(WHAT TO DO) Leaving out every picture, quote the data below exactly as it appears.
+ + +
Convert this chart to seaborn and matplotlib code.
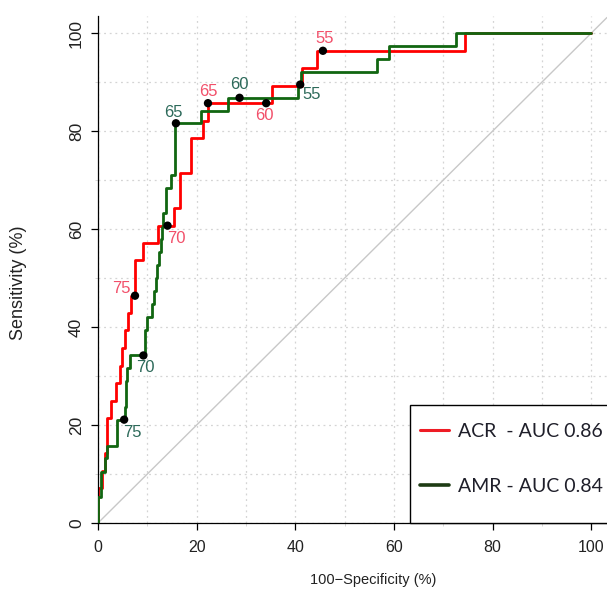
import matplotlib
matplotlib.use("Agg")
import matplotlib.pyplot as plt
import seaborn as sns
from matplotlib.lines import Line2D
from matplotlib.patches import Rectangle

# ROC step vertices: each point is (100-specificity where the curve rises, sensitivity reached)
acr_fpr = [0, 0, 0.8, 1.5, 1.8, 2.6, 3.6, 4.5, 4.9, 5.5, 6.0, 6.6, 7.5, 9.1, 12.2,
           15.4, 16.7, 18.8, 21.3, 22.3, 35.2, 41.3, 44.4, 74.5, 100]
acr_tpr = [0, 7.1, 10.7, 14.3, 21.4, 25.0, 28.6, 32.1, 35.7, 39.3, 42.9, 46.4, 53.6, 57.1, 60.7,
           64.3, 71.4, 78.6, 82.1, 85.7, 89.3, 92.9, 96.4, 100, 100]

amr_fpr = [0, 0, 0.7, 1.4, 1.9, 3.9, 5.5, 5.7, 5.9, 6.4, 9.5, 10.0, 11.0, 11.4, 11.8, 12.0,
           12.4, 12.7, 12.9, 13.2, 13.8, 14.7, 15.6, 20.9, 26.4, 40.6, 41.1, 56.5, 59.1, 72.6, 100]
amr_tpr = [0, 5.3, 10.5, 13.2, 15.8, 21.1, 23.7, 28.9, 31.6, 34.2, 39.5, 42.1, 44.7, 47.4, 50.0, 52.6,
           55.3, 57.9, 60.5, 63.2, 68.4, 71.1, 81.6, 84.2, 86.8, 89.5, 92.1, 94.7, 97.4, 100, 100]

# cut-off points marked on each curve
acr_cut_labels = ["75", "70", "65", "60", "55"]
acr_cut_fpr = [7.5, 14.1, 22.3, 34.1, 45.6]
acr_cut_tpr = [46.4, 60.7, 85.7, 85.7, 96.4]

amr_cut_labels = ["75", "70", "65", "60", "55"]
amr_cut_fpr = [5.3, 9.2, 15.8, 28.7, 41.0]
amr_cut_tpr = [21.1, 34.2, 81.6, 86.8, 89.5]

legend_labels = ["ACR  - AUC 0.86", "AMR - AUC 0.84"]
major_ticks = [0, 20, 40, 60, 80, 100]
minor_ticks = [10, 30, 50, 70, 90]

sns.set_theme(style="ticks")
plt.rcParams["font.family"] = ["Liberation Sans", "DejaVu Sans"]

RED = "#ff0000"
GREEN = "#116611"
RED_TXT = "#f2506a"
GREEN_TXT = "#2d6a5a"
TXT = "#222222"

W, H = 607, 596
fig = plt.figure(figsize=(W / 100, H / 100), dpi=100)
x0, y0 = 98, 523  # axes origin in pixels
ax = fig.add_axes([x0 / W, (H - y0) / H, (W - x0) / W, (y0 - 16) / H])
ax.set_xlim(0, 103.2)
ax.set_ylim(0, 103.5)


def ax_frac(px, py):
    """pixel position -> axes fraction"""
    return (px - x0) / (W - x0), (y0 - py) / (y0 - 16)


ax.set_xticks(major_ticks)
ax.set_yticks(major_ticks)
ax.set_xticks(minor_ticks, minor=True)
ax.set_yticks(minor_ticks, minor=True)
ax.grid(which="both", linestyle=(0, (1.5, 3)), color="#d4d4d4", linewidth=0.9)
ax.set_axisbelow(True)

# chance line
ax.axline((0, 0), slope=1, color="#c8c8c8", linewidth=1.0, zorder=1)

sns.lineplot(x=amr_fpr, y=amr_tpr, sort=False, estimator=None, drawstyle="steps-post",
             color=GREEN, linewidth=2.0, ax=ax, zorder=3)
sns.lineplot(x=acr_fpr, y=acr_tpr, sort=False, estimator=None, drawstyle="steps-post",
             color=RED, linewidth=2.0, ax=ax, zorder=2)

sns.scatterplot(x=acr_cut_fpr + amr_cut_fpr, y=acr_cut_tpr + amr_cut_tpr, color="black",
                s=36, edgecolor="none", ax=ax, zorder=5)

label_size = 12
acr_offsets = [((-3, 0), "right", "bottom"), ((0, -3.5), "left", "top"),
               ((0, 3), "center", "bottom"), ((-1, -3.5), "center", "top"),
               ((1.5, 3.5), "center", "bottom")]
amr_offsets = [((-1, -3.5), "left", "top"), ((1.5, -3), "center", "top"),
               ((-2, 2.5), "center", "bottom"), ((0, 4.5), "center", "bottom"),
               ((1.5, -1.5), "left", "top")]
for lab, x, y, (off, ha, va) in zip(acr_cut_labels, acr_cut_fpr, acr_cut_tpr, acr_offsets):
    ax.annotate(lab, (x, y), xytext=off, textcoords="offset points", ha=ha, va=va,
                color=RED_TXT, fontsize=label_size, zorder=6)
for lab, x, y, (off, ha, va) in zip(amr_cut_labels, amr_cut_fpr, amr_cut_tpr, amr_offsets):
    ax.annotate(lab, (x, y), xytext=off, textcoords="offset points", ha=ha, va=va,
                color=GREEN_TXT, fontsize=label_size, zorder=6)

for side in ("top", "right"):
    ax.spines[side].set_visible(False)
for side in ("left", "bottom"):
    ax.spines[side].set_color("black")
    ax.spines[side].set_linewidth(0.9)

ax.tick_params(which="major", length=5, width=0.9, color="black", direction="out",
               labelcolor=TXT)
ax.tick_params(axis="x", which="major", labelsize=11.5, pad=7.5)
ax.tick_params(axis="y", which="major", labelsize=12.5, pad=5)
ax.tick_params(which="minor", length=2.5, width=0.6, color="#d0d0d0", direction="out")
plt.setp(ax.get_yticklabels(), rotation=90, va="center")

ax.set_xlabel("100\u2212Specificity (%)", fontsize=10.5, color=TXT)
ax.set_ylabel("Sensitivity (%)", fontsize=13, color=TXT)
ax.xaxis.set_label_coords(0.54, -0.112)
ax.xaxis.label.set_va("center")
ax.yaxis.set_label_coords(-0.157, 0.473)
ax.yaxis.label.set_va("center")

# legend: frameless entries inside a square box sitting on the x axis
handles = [Line2D([], [], color="#ee1c25", linewidth=2.2),
           Line2D([], [], color="#1e3b14", linewidth=2.6)]
leg = ax.legend(handles, legend_labels, loc="upper left", bbox_to_anchor=ax_frac(420, 423),
                frameon=False, handlelength=1.5, handletextpad=0.45, labelspacing=1.94,
                borderpad=0, borderaxespad=0, prop={"family": "Lato", "size": 14})
for t in leg.get_texts():
    t.set_color("#1f1f2a")
bx, by = ax_frac(410, 523)
bw, bh = ax_frac(612, 405)
ax.add_patch(Rectangle((bx, by), bw - bx, bh - by, transform=ax.transAxes,
                       facecolor="white", edgecolor="black", linewidth=1.0,
                       clip_on=False, zorder=7))
leg.set_zorder(8)

fig.savefig("out.png", dpi=100)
+ + +
(IN RESPONSE)
Convert this chart to seaborn and matplotlib code.
import matplotlib
matplotlib.use("Agg")
import matplotlib.pyplot as plt
import seaborn as sns
from matplotlib.lines import Line2D
from matplotlib.patches import Rectangle

# ROC step vertices: each point is (100-specificity where the curve rises, sensitivity reached)
acr_fpr = [0, 0, 0.8, 1.5, 1.8, 2.6, 3.6, 4.5, 4.9, 5.5, 6.0, 6.6, 7.5, 9.1, 12.2,
           15.4, 16.7, 18.8, 21.3, 22.3, 35.2, 41.3, 44.4, 74.5, 100]
acr_tpr = [0, 7.1, 10.7, 14.3, 21.4, 25.0, 28.6, 32.1, 35.7, 39.3, 42.9, 46.4, 53.6, 57.1, 60.7,
           64.3, 71.4, 78.6, 82.1, 85.7, 89.3, 92.9, 96.4, 100, 100]

amr_fpr = [0, 0, 0.7, 1.4, 1.9, 3.9, 5.5, 5.7, 5.9, 6.4, 9.5, 10.0, 11.0, 11.4, 11.8, 12.0,
           12.4, 12.7, 12.9, 13.2, 13.8, 14.7, 15.6, 20.9, 26.4, 40.6, 41.1, 56.5, 59.1, 72.6, 100]
amr_tpr = [0, 5.3, 10.5, 13.2, 15.8, 21.1, 23.7, 28.9, 31.6, 34.2, 39.5, 42.1, 44.7, 47.4, 50.0, 52.6,
           55.3, 57.9, 60.5, 63.2, 68.4, 71.1, 81.6, 84.2, 86.8, 89.5, 92.1, 94.7, 97.4, 100, 100]

# cut-off points marked on each curve
acr_cut_labels = ["75", "70", "65", "60", "55"]
acr_cut_fpr = [7.5, 14.1, 22.3, 34.1, 45.6]
acr_cut_tpr = [46.4, 60.7, 85.7, 85.7, 96.4]

amr_cut_labels = ["75", "70", "65", "60", "55"]
amr_cut_fpr = [5.3, 9.2, 15.8, 28.7, 41.0]
amr_cut_tpr = [21.1, 34.2, 81.6, 86.8, 89.5]

legend_labels = ["ACR  - AUC 0.86", "AMR - AUC 0.84"]
major_ticks = [0, 20, 40, 60, 80, 100]
minor_ticks = [10, 30, 50, 70, 90]

sns.set_theme(style="ticks")
plt.rcParams["font.family"] = ["Liberation Sans", "DejaVu Sans"]

RED = "#ff0000"
GREEN = "#116611"
RED_TXT = "#f2506a"
GREEN_TXT = "#2d6a5a"
TXT = "#222222"

W, H = 607, 596
fig = plt.figure(figsize=(W / 100, H / 100), dpi=100)
x0, y0 = 98, 523  # axes origin in pixels
ax = fig.add_axes([x0 / W, (H - y0) / H, (W - x0) / W, (y0 - 16) / H])
ax.set_xlim(0, 103.2)
ax.set_ylim(0, 103.5)


def ax_frac(px, py):
    """pixel position -> axes fraction"""
    return (px - x0) / (W - x0), (y0 - py) / (y0 - 16)


ax.set_xticks(major_ticks)
ax.set_yticks(major_ticks)
ax.set_xticks(minor_ticks, minor=True)
ax.set_yticks(minor_ticks, minor=True)
ax.grid(which="both", linestyle=(0, (1.5, 3)), color="#d4d4d4", linewidth=0.9)
ax.set_axisbelow(True)

# chance line
ax.axline((0, 0), slope=1, color="#c8c8c8", linewidth=1.0, zorder=1)

sns.lineplot(x=amr_fpr, y=amr_tpr, sort=False, estimator=None, drawstyle="steps-post",
             color=GREEN, linewidth=2.0, ax=ax, zorder=3)
sns.lineplot(x=acr_fpr, y=acr_tpr, sort=False, estimator=None, drawstyle="steps-post",
             color=RED, linewidth=2.0, ax=ax, zorder=2)

sns.scatterplot(x=acr_cut_fpr + amr_cut_fpr, y=acr_cut_tpr + amr_cut_tpr, color="black",
                s=36, edgecolor="none", ax=ax, zorder=5)

label_size = 12
acr_offsets = [((-3, 0), "right", "bottom"), ((0, -3.5), "left", "top"),
               ((0, 3), "center", "bottom"), ((-1, -3.5), "center", "top"),
               ((1.5, 3.5), "center", "bottom")]
amr_offsets = [((-1, -3.5), "left", "top"), ((1.5, -3), "center", "top"),
               ((-2, 2.5), "center", "bottom"), ((0, 4.5), "center", "bottom"),
               ((1.5, -1.5), "left", "top")]
for lab, x, y, (off, ha, va) in zip(acr_cut_labels, acr_cut_fpr, acr_cut_tpr, acr_offsets):
    ax.annotate(lab, (x, y), xytext=off, textcoords="offset points", ha=ha, va=va,
                color=RED_TXT, fontsize=label_size, zorder=6)
for lab, x, y, (off, ha, va) in zip(amr_cut_labels, amr_cut_fpr, amr_cut_tpr, amr_offsets):
    ax.annotate(lab, (x, y), xytext=off, textcoords="offset points", ha=ha, va=va,
                color=GREEN_TXT, fontsize=label_size, zorder=6)

for side in ("top", "right"):
    ax.spines[side].set_visible(False)
for side in ("left", "bottom"):
    ax.spines[side].set_color("black")
    ax.spines[side].set_linewidth(0.9)

ax.tick_params(which="major", length=5, width=0.9, color="black", direction="out",
               labelcolor=TXT)
ax.tick_params(axis="x", which="major", labelsize=11.5, pad=7.5)
ax.tick_params(axis="y", which="major", labelsize=12.5, pad=5)
ax.tick_params(which="minor", length=2.5, width=0.6, color="#d0d0d0", direction="out")
plt.setp(ax.get_yticklabels(), rotation=90, va="center")

ax.set_xlabel("100\u2212Specificity (%)", fontsize=10.5, color=TXT)
ax.set_ylabel("Sensitivity (%)", fontsize=13, color=TXT)
ax.xaxis.set_label_coords(0.54, -0.112)
ax.xaxis.label.set_va("center")
ax.yaxis.set_label_coords(-0.157, 0.473)
ax.yaxis.label.set_va("center")

# legend: frameless entries inside a square box sitting on the x axis
handles = [Line2D([], [], color="#ee1c25", linewidth=2.2),
           Line2D([], [], color="#1e3b14", linewidth=2.6)]
leg = ax.legend(handles, legend_labels, loc="upper left", bbox_to_anchor=ax_frac(420, 423),
                frameon=False, handlelength=1.5, handletextpad=0.45, labelspacing=1.94,
                borderpad=0, borderaxespad=0, prop={"family": "Lato", "size": 14})
for t in leg.get_texts():
    t.set_color("#1f1f2a")
bx, by = ax_frac(410, 523)
bw, bh = ax_frac(612, 405)
ax.add_patch(Rectangle((bx, by), bw - bx, bh - by, transform=ax.transAxes,
                       facecolor="white", edgecolor="black", linewidth=1.0,
                       clip_on=False, zorder=7))
leg.set_zorder(8)

fig.savefig("out.png", dpi=100)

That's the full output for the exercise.